No clarity on SUC, trading rules not specified
Apart from the more realistic base prices for spectrum that the Empowered Group of Ministers okayed, much of the recent enthusiasm about the telecom auctions has been centred around the new mergers and acquisition (M&A) rules as well as the rules for trading in spectrum—the two are related in the sense that if there are liberal trading rules, the need for M&As will be reduced somewhat. The government has done well to approve M&A rules that are more liberal and will allow even large players to acquire mid-sized firms—the combined market share that will be allowed for a merged entity is now 50% as compared to the existing 35%. More important, since mergers and acquisitions mean little unless they come with attached spectrum, the cap for spectrum for the merged entity has been raised to 25MHz from the current 14MHz. And within the crucial 3G band which is needed for servicing data needs of clients, the merged entity can hold 10 MHz as compared to a mere 5MHz today.

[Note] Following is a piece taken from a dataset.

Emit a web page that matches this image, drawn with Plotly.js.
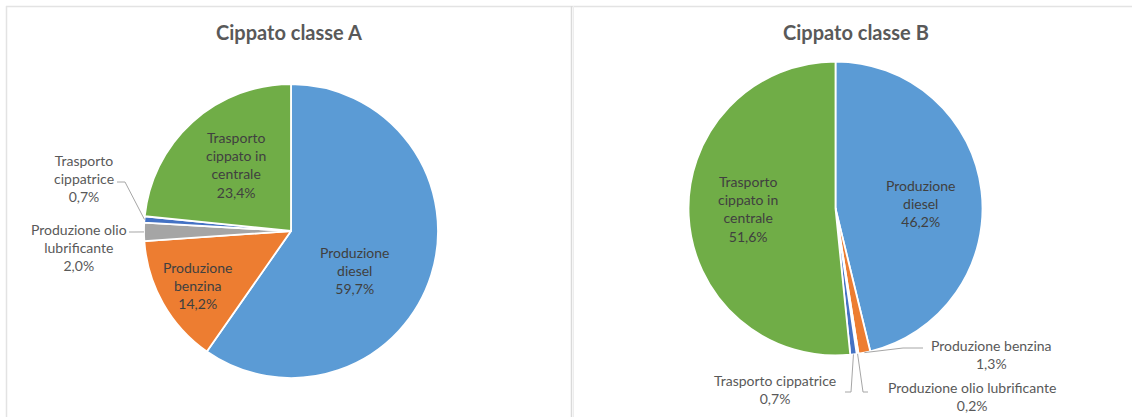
<!DOCTYPE html>
<html>
<head>
<meta charset="utf-8">
<script src="https://cdn.plot.ly/plotly-3.0.1.min.js"></script>
<style>html,body{margin:0;padding:0;background:#fff;}#chart{width:1132px;height:417px;}</style>
</head>
<body>
<div id="chart"></div>
<script>
// ---- data ----
const categories = ['Produzione diesel', 'Produzione benzina', 'Produzione olio lubrificante', 'Trasporto cippatrice', 'Trasporto cippato in centrale'];
const valuesA = [59.7, 14.2, 2.0, 0.7, 23.4];
const valuesB = [46.2, 1.3, 0.2, 0.7, 51.6];
const titleA = 'Cippato classe A';
const titleB = 'Cippato classe B';
const labelTextA = ['Produzione<br>diesel', 'Produzione<br>benzina', 'Produzione olio<br>lubrificante', 'Trasporto<br>cippatrice', 'Trasporto<br>cippato in<br>centrale'];
const labelTextB = ['Produzione<br>diesel', 'Produzione benzina', 'Produzione olio lubrificante', 'Trasporto cippatrice', 'Trasporto<br>cippato in<br>centrale'];

// ---- styles / layout ----
const colors = ['#5B9BD5', '#ED7D31', '#A5A5A5', '#4472C4', '#70AD47'];
const W = 1132, H = 417;
const FONT = 'Lato, "Open Sans", sans-serif';
const pieA = {cx: 291, cy: 231, r: 147};
const pieB = {cx: 835.5, cy: 208.5, r: 147};
const labelPosA = [[355, 270], [198, 285], [79, 247], [84, 178], [236, 165]];
const labelPosB = [[921, 203], [991, 354], [972, 396], [775, 389], [748, 209]];
const labelColorA = ['#404040', '#404040', '#595959', '#595959', '#404040'];
const labelColorB = ['#404040', '#595959', '#595959', '#595959', '#404040'];
// leader lines: fixed text-side points, slice-side point computed from data
const leadersA = [{i: 3, pts: [[117, 182], [125, 182]]}, {i: 2, pts: [[129, 232], [135, 232]]}];
const leadersB = [{i: 1, pts: [[923, 348], [903, 348]]}, {i: 2, pts: [[868, 392], [863, 392]]}, {i: 3, pts: [[845, 392], [851, 392]]}];

const px = x => x / W;
const py = y => 1 - y / H;

function domainOf(p) {
  return {x: [px(p.cx - p.r), px(p.cx + p.r)], y: [py(p.cy + p.r), py(p.cy - p.r)]};
}
function fmt(v) { return v.toFixed(1).replace('.', ',') + '%'; }
function midPoint(values, i, p) {
  const tot = values.reduce((a, b) => a + b, 0);
  let cum = 0;
  for (let k = 0; k < i; k++) cum += values[k];
  const frac = (cum + values[i] / 2) / tot;
  const th = frac * 2 * Math.PI;
  return [p.cx + p.r * Math.sin(th), p.cy - p.r * Math.cos(th)];
}

function pieTrace(values, p) {
  return {
    type: 'pie', labels: categories, values: values, sort: false,
    direction: 'clockwise', rotation: 0, domain: domainOf(p),
    marker: {colors: colors, line: {color: '#FFFFFF', width: 1.8}},
    textinfo: 'none', showlegend: false, hoverinfo: 'label+percent'
  };
}

const annotations = [];
const shapes = [];
function addLabels(values, texts, pos, cols) {
  values.forEach((v, i) => {
    annotations.push({
      xref: 'paper', yref: 'paper', x: px(pos[i][0]), y: py(pos[i][1]),
      xanchor: 'center', yanchor: 'middle', showarrow: false, align: 'center',
      text: texts[i] + '<br>' + fmt(v),
      font: {family: FONT, size: 14, color: cols[i]}
    });
  });
}
function addLeaders(values, leaders, p) {
  leaders.forEach(l => {
    const end = midPoint(values, l.i, p);
    const pts = l.pts.concat([end]);
    const path = pts.map((q, k) => (k ? 'L' : 'M') + px(q[0]) + ',' + py(q[1])).join(' ');
    shapes.push({type: 'path', xref: 'paper', yref: 'paper', path: path,
      line: {color: '#A6A6A6', width: 1}});
  });
}
addLabels(valuesA, labelTextA, labelPosA, labelColorA);
addLabels(valuesB, labelTextB, labelPosB, labelColorB);
addLeaders(valuesA, leadersA, pieA);
addLeaders(valuesB, leadersB, pieB);

annotations.push({xref: 'paper', yref: 'paper', x: px(289), y: py(32), xanchor: 'center', yanchor: 'middle',
  showarrow: false, text: '<b>' + titleA + '</b>', font: {family: FONT, size: 20, color: '#595959'}});
annotations.push({xref: 'paper', yref: 'paper', x: px(856), y: py(32), xanchor: 'center', yanchor: 'middle',
  showarrow: false, text: '<b>' + titleB + '</b>', font: {family: FONT, size: 20, color: '#595959'}});

// panel frames
shapes.push({type: 'line', xref: 'paper', yref: 'paper', x0: px(6), x1: 1, y0: py(6.5), y1: py(6.5), line: {color: '#E3E3E3', width: 1.5}});
shapes.push({type: 'line', xref: 'paper', yref: 'paper', x0: px(6.5), x1: px(6.5), y0: py(6), y1: 0, line: {color: '#E3E3E3', width: 1.5}});
shapes.push({type: 'line', xref: 'paper', yref: 'paper', x0: px(571.5), x1: px(571.5), y0: py(6), y1: 0, line: {color: '#DADADA', width: 1.5}});
shapes.push({type: 'line', xref: 'paper', yref: 'paper', x0: px(573.5), x1: px(573.5), y0: py(6), y1: 0, line: {color: '#EDEDED', width: 1}});

const layout = {
  width: W, height: H, margin: {l: 0, r: 0, t: 0, b: 0},
  paper_bgcolor: '#FFFFFF', plot_bgcolor: '#FFFFFF',
  font: {family: FONT},
  annotations: annotations, shapes: shapes, showlegend: false
};
Plotly.newPlot('chart', [pieTrace(valuesA, pieA), pieTrace(valuesB, pieB)], layout, {displayModeBar: false, staticPlot: true});
</script>
</body>
</html>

That’s where the good news ends since, for almost three months, the government has not been able to make up its mind on the crucial spectrum usage charge (SUC). While Trai was in favour of a uniform SUC of 3% not just across all spectrum holdings but also for all telecom services from voice to data, the telecom ministry was against this. By not taking a decision on SUC and, in a sense, opting for the status quo for now at least, what the government has done is to tilt the field against M&A. If a Bharti Airtel or a Vodafone is to buy an Aircel for instance, SUC rates will go up progressively for larger chunks of spectrum holdings, so the company will think twice before doing an M&A. More so when the government has also put in another deal-breaker clause that any M&A involving more than 4.4MHz of spectrum—this came bundled with the license—will have to pay an additional charge to the government. This charge will be the bid price for spectrum in the latest auction. Since most spectrum has been given out on an administered price, this means most M&As will have to be accompanied by another payment to the government. While that sounds like a good way for the government to get the full value of the spectrum, the problem is that firms with such spectrum have, over the years, also paid the government a lot of money by way of license fees.
Since more liberal trading rules will reduce the need for M&As, and they will also allow firms to be more selective in the sense they can now get just the 3G part of another telco’s business instead of the entire 2G/3G business, it is critical these rules be framed at the earliest. These rules, though, will also be held hostage to any decision on SUC.